### ENTRIES
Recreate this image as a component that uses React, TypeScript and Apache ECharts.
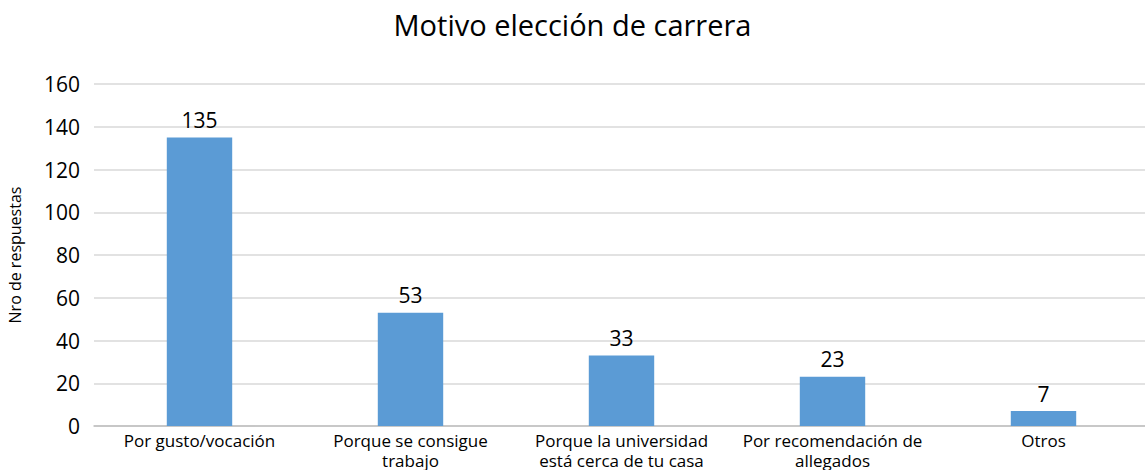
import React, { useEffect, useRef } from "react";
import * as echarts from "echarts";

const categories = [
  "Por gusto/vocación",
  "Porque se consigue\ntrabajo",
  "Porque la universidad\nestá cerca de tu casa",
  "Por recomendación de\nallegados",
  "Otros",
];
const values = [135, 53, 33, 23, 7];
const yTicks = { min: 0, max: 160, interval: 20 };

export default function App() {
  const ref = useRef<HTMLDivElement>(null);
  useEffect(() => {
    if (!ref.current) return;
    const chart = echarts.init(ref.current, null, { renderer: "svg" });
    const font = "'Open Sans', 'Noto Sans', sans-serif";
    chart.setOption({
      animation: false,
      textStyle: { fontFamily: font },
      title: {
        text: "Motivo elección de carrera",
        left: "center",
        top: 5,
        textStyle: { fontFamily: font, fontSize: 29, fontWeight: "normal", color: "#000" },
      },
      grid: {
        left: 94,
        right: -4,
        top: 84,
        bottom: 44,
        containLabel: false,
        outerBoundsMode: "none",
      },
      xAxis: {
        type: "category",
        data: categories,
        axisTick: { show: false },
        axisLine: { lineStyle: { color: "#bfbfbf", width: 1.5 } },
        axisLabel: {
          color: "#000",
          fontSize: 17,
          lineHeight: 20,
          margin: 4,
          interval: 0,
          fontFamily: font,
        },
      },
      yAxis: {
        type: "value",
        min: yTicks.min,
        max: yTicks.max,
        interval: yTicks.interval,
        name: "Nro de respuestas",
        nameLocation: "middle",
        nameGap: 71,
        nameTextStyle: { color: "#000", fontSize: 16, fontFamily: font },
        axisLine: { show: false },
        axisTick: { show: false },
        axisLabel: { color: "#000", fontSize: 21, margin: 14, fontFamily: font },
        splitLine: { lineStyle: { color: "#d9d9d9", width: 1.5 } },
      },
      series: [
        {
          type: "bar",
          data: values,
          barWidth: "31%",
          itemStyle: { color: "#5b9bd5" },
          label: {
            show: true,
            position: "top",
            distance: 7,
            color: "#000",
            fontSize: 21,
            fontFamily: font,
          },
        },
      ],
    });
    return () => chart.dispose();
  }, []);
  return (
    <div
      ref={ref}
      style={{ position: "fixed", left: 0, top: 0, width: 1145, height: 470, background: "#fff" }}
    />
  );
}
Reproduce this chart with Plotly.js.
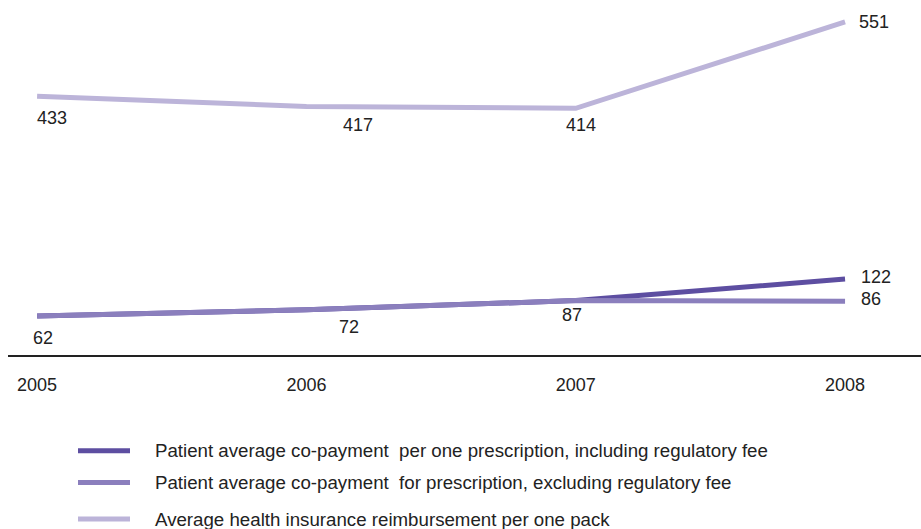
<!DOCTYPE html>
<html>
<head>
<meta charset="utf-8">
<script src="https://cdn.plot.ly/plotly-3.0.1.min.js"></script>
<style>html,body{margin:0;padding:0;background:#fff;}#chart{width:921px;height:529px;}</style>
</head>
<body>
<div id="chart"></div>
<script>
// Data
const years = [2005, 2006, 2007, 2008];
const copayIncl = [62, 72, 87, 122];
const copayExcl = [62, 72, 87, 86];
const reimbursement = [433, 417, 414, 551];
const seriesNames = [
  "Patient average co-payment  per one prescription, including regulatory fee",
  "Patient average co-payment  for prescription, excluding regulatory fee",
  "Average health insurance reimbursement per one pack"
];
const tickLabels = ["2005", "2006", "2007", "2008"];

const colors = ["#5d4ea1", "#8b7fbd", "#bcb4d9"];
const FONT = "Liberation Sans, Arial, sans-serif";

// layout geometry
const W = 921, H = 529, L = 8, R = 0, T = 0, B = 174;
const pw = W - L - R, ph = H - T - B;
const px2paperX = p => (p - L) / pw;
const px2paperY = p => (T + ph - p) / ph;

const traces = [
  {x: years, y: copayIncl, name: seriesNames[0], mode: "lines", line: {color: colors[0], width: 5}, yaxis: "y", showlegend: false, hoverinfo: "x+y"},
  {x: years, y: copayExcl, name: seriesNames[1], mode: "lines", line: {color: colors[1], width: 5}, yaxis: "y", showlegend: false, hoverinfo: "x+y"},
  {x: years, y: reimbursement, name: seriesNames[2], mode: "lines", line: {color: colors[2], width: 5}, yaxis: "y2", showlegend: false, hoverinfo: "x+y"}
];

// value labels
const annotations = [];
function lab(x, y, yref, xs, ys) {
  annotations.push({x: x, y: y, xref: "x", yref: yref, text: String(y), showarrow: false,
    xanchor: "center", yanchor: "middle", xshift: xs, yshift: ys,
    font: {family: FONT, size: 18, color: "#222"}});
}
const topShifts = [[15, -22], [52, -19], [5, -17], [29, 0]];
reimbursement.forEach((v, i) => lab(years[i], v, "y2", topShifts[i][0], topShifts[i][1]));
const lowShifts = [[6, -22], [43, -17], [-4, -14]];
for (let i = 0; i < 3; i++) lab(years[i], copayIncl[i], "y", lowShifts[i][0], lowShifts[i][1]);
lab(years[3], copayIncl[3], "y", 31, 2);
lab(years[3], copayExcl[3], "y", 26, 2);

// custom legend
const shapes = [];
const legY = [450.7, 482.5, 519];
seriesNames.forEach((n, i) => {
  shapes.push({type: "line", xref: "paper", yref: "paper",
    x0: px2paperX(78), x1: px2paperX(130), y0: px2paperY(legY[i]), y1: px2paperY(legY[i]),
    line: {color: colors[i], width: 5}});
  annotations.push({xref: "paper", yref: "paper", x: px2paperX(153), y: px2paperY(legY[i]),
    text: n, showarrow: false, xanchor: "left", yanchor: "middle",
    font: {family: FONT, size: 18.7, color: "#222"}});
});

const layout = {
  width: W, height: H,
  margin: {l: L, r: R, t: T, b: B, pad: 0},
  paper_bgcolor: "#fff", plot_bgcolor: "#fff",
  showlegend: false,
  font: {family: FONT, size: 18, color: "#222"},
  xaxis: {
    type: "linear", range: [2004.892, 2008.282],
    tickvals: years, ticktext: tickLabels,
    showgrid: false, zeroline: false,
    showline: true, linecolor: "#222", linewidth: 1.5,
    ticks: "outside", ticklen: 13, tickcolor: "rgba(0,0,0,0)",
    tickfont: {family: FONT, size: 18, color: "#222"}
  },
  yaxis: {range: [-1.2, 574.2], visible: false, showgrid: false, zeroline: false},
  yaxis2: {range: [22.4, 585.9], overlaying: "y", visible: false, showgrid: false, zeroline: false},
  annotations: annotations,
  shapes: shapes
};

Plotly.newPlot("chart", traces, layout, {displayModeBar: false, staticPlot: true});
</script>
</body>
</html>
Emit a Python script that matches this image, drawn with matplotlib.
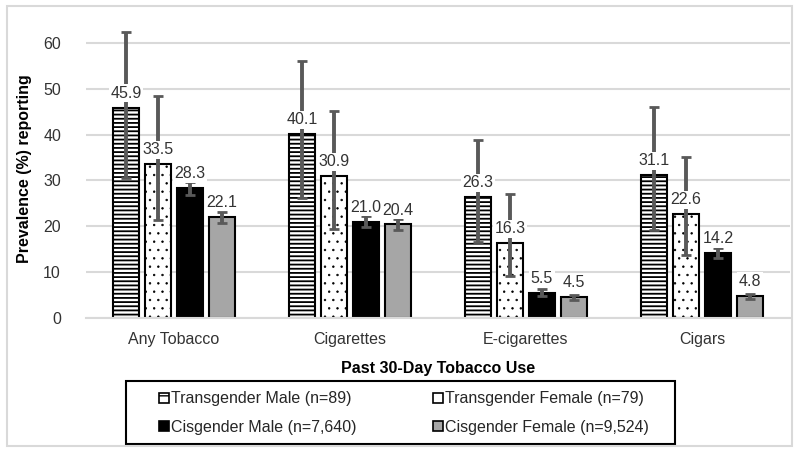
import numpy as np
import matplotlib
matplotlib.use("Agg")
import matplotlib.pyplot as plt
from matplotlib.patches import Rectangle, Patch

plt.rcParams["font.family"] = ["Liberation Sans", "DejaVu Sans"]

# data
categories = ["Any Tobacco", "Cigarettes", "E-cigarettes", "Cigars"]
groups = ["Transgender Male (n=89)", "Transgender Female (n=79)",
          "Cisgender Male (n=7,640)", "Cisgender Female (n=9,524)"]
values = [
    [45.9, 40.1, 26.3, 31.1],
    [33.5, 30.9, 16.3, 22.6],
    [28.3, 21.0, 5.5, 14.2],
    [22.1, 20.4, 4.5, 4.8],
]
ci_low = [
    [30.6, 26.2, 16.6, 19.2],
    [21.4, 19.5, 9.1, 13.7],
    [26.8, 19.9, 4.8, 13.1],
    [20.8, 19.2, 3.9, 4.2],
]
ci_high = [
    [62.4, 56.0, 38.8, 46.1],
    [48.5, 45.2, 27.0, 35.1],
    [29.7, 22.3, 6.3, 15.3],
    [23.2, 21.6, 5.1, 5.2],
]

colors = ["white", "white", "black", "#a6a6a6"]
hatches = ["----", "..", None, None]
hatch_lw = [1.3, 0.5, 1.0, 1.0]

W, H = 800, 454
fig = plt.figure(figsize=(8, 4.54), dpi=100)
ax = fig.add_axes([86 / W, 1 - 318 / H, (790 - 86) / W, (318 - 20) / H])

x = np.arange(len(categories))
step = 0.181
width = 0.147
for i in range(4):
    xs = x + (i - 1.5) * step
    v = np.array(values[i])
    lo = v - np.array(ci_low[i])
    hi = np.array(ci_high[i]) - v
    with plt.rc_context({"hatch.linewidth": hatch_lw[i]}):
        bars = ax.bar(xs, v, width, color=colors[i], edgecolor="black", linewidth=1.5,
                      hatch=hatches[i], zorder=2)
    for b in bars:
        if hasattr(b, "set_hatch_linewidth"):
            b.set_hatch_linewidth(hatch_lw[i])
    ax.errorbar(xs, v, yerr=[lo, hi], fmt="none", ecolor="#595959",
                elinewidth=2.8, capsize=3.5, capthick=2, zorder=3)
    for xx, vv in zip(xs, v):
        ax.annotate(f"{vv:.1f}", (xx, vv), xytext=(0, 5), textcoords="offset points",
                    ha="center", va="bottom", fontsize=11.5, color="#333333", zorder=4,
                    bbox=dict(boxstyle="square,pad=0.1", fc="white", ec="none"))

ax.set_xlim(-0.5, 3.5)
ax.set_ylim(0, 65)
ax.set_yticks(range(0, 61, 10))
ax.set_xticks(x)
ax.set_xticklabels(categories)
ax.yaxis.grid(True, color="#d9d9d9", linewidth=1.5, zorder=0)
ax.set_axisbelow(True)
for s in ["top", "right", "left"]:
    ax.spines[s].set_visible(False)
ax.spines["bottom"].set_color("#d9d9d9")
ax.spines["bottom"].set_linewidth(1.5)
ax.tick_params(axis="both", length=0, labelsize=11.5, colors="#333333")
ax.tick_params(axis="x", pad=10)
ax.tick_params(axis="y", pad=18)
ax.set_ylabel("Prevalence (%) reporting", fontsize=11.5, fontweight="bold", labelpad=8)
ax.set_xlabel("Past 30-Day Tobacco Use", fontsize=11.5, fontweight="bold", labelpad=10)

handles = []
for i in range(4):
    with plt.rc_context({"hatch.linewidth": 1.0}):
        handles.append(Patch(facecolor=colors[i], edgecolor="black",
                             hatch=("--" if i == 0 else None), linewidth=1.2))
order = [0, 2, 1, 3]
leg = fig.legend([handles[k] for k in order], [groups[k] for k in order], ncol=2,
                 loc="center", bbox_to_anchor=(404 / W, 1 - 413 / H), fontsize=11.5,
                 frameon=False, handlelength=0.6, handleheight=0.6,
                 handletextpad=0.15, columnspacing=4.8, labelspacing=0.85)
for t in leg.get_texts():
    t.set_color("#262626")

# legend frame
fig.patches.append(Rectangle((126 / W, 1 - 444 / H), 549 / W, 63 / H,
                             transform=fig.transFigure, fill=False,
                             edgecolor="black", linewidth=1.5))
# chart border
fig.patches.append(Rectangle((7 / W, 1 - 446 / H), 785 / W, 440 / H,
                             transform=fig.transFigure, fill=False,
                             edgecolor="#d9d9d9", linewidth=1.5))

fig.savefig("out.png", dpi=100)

### PROBLEM DESCRIPTION
Using the data above, extract exactly the lines from the one containing "Emit a Python" through the one containing "from matplotlib.patches import". Pictures are left out.

### RESULT BELOW
Emit a Python script that matches this image, drawn with matplotlib.
import numpy as np
import matplotlib
matplotlib.use("Agg")
import matplotlib.pyplot as plt
from matplotlib.patches import Rectangle, Patch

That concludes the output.